AIM OF THE EXERCISE:
Reproduce the material below line by line, beginning with its first line and ending with the line that contains "var yTicks = [0, 20, 40, 60, 80, 100];"; leave out pictures.

MATERIAL:
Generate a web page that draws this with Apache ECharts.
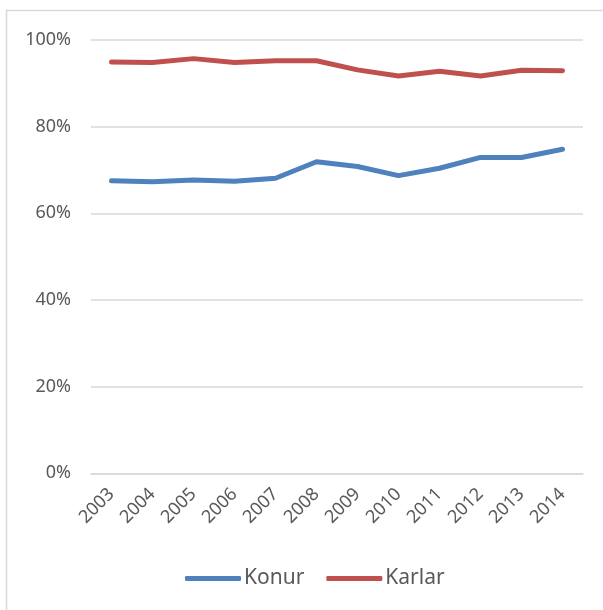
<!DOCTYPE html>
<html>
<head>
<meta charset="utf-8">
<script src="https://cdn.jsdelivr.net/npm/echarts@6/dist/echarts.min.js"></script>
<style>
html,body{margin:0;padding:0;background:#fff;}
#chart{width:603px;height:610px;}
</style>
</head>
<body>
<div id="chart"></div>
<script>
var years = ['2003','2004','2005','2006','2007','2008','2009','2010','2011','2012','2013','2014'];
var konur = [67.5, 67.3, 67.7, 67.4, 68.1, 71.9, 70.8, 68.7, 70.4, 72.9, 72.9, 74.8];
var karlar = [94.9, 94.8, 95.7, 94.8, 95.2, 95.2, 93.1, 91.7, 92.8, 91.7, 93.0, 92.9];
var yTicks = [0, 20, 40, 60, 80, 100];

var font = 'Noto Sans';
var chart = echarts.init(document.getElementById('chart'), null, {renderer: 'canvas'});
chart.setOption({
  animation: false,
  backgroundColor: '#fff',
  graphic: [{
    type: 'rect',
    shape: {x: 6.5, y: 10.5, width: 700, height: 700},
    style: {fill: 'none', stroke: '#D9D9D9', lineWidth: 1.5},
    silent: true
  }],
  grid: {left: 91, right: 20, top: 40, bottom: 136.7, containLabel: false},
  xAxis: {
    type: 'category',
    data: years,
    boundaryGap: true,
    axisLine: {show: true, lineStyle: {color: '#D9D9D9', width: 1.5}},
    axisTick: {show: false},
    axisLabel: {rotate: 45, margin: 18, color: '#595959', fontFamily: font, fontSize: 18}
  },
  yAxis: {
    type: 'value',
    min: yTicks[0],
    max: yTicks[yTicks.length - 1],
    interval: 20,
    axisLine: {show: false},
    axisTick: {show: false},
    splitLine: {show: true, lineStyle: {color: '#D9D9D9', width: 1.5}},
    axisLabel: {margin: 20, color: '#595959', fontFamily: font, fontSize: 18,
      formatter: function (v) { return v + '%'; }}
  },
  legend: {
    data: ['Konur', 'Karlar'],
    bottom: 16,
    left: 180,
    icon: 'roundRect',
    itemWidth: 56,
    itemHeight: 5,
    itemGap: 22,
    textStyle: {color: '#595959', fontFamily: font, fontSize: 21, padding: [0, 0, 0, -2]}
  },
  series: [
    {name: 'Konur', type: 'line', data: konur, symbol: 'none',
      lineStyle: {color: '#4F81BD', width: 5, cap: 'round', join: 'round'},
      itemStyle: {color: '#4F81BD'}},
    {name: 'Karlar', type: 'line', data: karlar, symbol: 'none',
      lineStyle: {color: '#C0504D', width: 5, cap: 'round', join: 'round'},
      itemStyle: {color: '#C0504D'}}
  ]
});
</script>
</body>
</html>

EXERCISE RESPONSE:
Generate a web page that draws this with Apache ECharts.
<!DOCTYPE html>
<html>
<head>
<meta charset="utf-8">
<script src="https://cdn.jsdelivr.net/npm/echarts@6/dist/echarts.min.js"></script>
<style>
html,body{margin:0;padding:0;background:#fff;}
#chart{width:603px;height:610px;}
</style>
</head>
<body>
<div id="chart"></div>
<script>
var years = ['2003','2004','2005','2006','2007','2008','2009','2010','2011','2012','2013','2014'];
var konur = [67.5, 67.3, 67.7, 67.4, 68.1, 71.9, 70.8, 68.7, 70.4, 72.9, 72.9, 74.8];
var karlar = [94.9, 94.8, 95.7, 94.8, 95.2, 95.2, 93.1, 91.7, 92.8, 91.7, 93.0, 92.9];
var yTicks = [0, 20, 40, 60, 80, 100];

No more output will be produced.